== COLLECTED MATERIAL ==
━━━━
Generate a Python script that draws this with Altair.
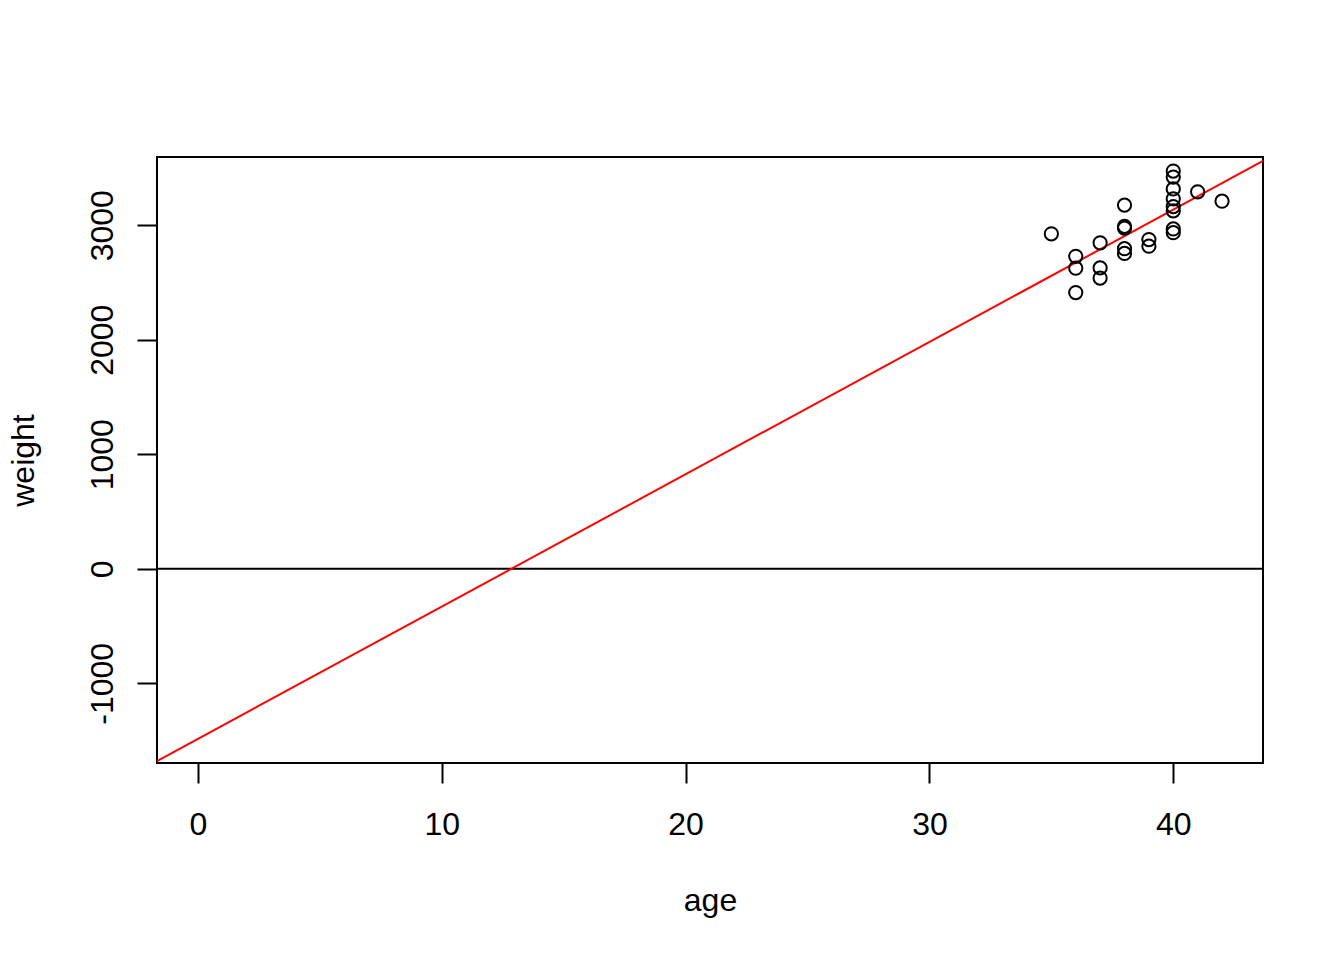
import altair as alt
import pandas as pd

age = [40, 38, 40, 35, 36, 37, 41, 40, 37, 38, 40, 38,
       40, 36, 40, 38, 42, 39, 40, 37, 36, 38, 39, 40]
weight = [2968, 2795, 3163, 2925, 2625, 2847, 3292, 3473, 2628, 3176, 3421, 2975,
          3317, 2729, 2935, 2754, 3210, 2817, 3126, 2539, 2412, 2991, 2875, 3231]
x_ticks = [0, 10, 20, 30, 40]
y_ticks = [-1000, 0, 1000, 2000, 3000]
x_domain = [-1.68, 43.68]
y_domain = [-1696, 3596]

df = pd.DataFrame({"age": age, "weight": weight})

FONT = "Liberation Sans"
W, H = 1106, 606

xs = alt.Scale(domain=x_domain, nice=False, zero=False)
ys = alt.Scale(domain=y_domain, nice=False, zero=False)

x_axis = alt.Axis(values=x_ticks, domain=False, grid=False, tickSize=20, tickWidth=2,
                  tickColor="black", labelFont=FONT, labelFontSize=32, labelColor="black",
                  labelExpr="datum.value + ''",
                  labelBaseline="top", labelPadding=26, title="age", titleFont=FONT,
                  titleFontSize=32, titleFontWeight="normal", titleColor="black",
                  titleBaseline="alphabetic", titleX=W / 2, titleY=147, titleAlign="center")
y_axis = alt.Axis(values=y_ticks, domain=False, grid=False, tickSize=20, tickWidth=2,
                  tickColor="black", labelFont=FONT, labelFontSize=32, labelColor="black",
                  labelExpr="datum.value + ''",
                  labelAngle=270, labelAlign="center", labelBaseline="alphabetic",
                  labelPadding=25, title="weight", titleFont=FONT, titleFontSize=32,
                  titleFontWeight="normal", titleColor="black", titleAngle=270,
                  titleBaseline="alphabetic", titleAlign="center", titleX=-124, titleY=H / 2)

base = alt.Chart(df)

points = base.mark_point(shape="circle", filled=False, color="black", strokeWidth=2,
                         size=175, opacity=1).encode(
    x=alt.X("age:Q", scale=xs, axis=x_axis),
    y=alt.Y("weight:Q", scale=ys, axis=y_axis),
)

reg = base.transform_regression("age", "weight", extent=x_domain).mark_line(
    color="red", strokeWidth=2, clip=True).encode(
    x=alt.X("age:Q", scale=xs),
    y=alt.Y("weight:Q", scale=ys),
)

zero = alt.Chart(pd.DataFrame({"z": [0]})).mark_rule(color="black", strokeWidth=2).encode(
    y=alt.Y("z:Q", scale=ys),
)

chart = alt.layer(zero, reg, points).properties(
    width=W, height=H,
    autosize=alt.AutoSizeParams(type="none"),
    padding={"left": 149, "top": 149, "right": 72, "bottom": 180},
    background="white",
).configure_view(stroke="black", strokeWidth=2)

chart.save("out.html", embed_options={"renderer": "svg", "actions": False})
━━━━
== EXERCISE OBJECTIVE ==
Pictures are excluded: retype only the lines from the beginning of the listing above through the line with "import pandas as pd", both included.

== FULL RESPONSE ==
Generate a Python script that draws this with Altair.
import altair as alt
import pandas as pd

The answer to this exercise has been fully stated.